─── Data extract ───

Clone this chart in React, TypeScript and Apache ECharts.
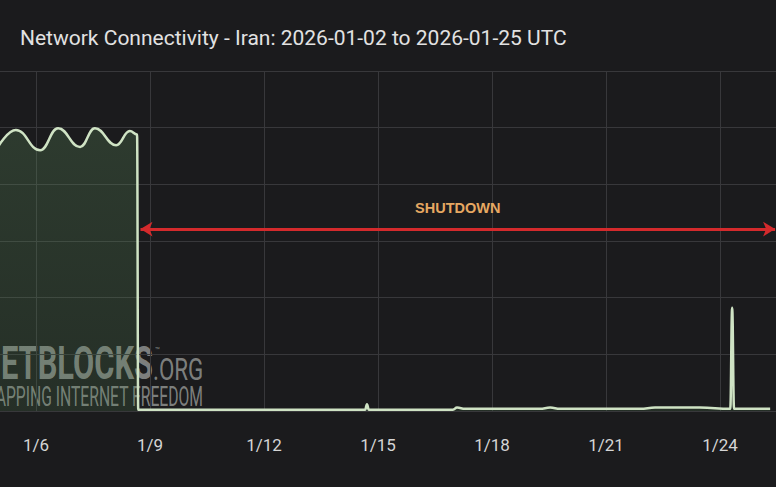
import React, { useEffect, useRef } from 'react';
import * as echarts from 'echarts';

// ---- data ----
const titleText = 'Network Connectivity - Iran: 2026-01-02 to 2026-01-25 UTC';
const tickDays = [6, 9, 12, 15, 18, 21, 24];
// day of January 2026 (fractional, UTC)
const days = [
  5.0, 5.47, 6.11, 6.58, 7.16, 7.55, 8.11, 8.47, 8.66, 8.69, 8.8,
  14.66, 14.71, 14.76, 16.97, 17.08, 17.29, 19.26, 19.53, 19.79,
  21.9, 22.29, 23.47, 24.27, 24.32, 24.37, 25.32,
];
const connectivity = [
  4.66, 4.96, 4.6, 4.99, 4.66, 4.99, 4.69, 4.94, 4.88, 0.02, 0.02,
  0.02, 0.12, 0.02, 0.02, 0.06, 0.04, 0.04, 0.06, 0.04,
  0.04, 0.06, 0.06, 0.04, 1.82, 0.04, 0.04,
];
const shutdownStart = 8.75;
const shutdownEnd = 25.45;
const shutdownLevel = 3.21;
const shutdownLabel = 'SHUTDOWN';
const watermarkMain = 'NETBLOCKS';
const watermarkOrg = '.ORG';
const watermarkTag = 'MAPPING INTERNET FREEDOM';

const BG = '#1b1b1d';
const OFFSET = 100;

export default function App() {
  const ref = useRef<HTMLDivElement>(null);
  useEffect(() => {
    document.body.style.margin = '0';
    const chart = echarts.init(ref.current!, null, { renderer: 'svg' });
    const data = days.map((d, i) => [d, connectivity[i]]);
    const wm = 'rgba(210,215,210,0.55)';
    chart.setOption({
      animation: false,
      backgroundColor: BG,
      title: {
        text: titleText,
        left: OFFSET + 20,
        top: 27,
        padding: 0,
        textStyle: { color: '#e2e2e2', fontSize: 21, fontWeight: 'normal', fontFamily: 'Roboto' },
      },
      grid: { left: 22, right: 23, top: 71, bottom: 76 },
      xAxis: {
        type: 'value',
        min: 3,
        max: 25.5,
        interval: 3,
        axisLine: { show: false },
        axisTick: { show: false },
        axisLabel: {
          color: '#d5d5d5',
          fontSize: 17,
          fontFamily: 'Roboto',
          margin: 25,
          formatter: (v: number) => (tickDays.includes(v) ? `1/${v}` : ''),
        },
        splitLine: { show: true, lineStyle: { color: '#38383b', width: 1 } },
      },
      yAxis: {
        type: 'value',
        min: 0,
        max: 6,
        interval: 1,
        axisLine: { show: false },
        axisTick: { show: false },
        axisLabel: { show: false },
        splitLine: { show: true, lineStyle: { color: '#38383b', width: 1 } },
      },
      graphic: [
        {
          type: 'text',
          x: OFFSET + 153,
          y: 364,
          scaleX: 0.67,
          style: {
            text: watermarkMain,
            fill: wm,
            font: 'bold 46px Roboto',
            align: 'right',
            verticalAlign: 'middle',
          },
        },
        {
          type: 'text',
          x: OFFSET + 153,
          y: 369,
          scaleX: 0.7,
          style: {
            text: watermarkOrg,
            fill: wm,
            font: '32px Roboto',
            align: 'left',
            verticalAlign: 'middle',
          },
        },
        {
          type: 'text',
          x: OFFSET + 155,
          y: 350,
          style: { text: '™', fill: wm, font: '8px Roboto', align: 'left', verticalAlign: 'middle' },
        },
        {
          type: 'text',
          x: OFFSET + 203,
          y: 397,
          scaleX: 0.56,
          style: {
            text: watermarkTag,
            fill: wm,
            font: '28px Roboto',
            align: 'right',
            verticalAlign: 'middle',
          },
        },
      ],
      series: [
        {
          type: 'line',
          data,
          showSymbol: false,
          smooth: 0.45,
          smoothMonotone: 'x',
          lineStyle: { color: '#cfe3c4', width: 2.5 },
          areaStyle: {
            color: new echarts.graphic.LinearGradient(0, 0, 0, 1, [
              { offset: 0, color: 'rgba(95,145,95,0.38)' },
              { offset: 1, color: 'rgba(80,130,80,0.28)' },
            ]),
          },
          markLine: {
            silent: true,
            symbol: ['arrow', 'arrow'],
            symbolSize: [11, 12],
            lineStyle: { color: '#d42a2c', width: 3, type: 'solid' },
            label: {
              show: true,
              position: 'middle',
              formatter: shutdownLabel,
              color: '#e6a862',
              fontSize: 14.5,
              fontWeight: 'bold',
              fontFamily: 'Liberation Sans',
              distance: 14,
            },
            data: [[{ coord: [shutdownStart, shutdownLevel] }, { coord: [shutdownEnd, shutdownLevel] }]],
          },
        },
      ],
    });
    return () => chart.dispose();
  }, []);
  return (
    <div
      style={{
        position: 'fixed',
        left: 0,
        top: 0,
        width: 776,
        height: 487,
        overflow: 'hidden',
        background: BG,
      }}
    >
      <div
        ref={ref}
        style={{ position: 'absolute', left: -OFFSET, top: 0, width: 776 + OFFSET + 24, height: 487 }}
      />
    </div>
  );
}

───

**Directions**
Restate, line by line and word for word, everything from the top of the material through the line that contains "const OFFSET = 100;". Leave pictures out.

**Output for this task**
Clone this chart in React, TypeScript and Apache ECharts.
import React, { useEffect, useRef } from 'react';
import * as echarts from 'echarts';

// ---- data ----
const titleText = 'Network Connectivity - Iran: 2026-01-02 to 2026-01-25 UTC';
const tickDays = [6, 9, 12, 15, 18, 21, 24];
// day of January 2026 (fractional, UTC)
const days = [
  5.0, 5.47, 6.11, 6.58, 7.16, 7.55, 8.11, 8.47, 8.66, 8.69, 8.8,
  14.66, 14.71, 14.76, 16.97, 17.08, 17.29, 19.26, 19.53, 19.79,
  21.9, 22.29, 23.47, 24.27, 24.32, 24.37, 25.32,
];
const connectivity = [
  4.66, 4.96, 4.6, 4.99, 4.66, 4.99, 4.69, 4.94, 4.88, 0.02, 0.02,
  0.02, 0.12, 0.02, 0.02, 0.06, 0.04, 0.04, 0.06, 0.04,
  0.04, 0.06, 0.06, 0.04, 1.82, 0.04, 0.04,
];
const shutdownStart = 8.75;
const shutdownEnd = 25.45;
const shutdownLevel = 3.21;
const shutdownLabel = 'SHUTDOWN';
const watermarkMain = 'NETBLOCKS';
const watermarkOrg = '.ORG';
const watermarkTag = 'MAPPING INTERNET FREEDOM';

const BG = '#1b1b1d';
const OFFSET = 100;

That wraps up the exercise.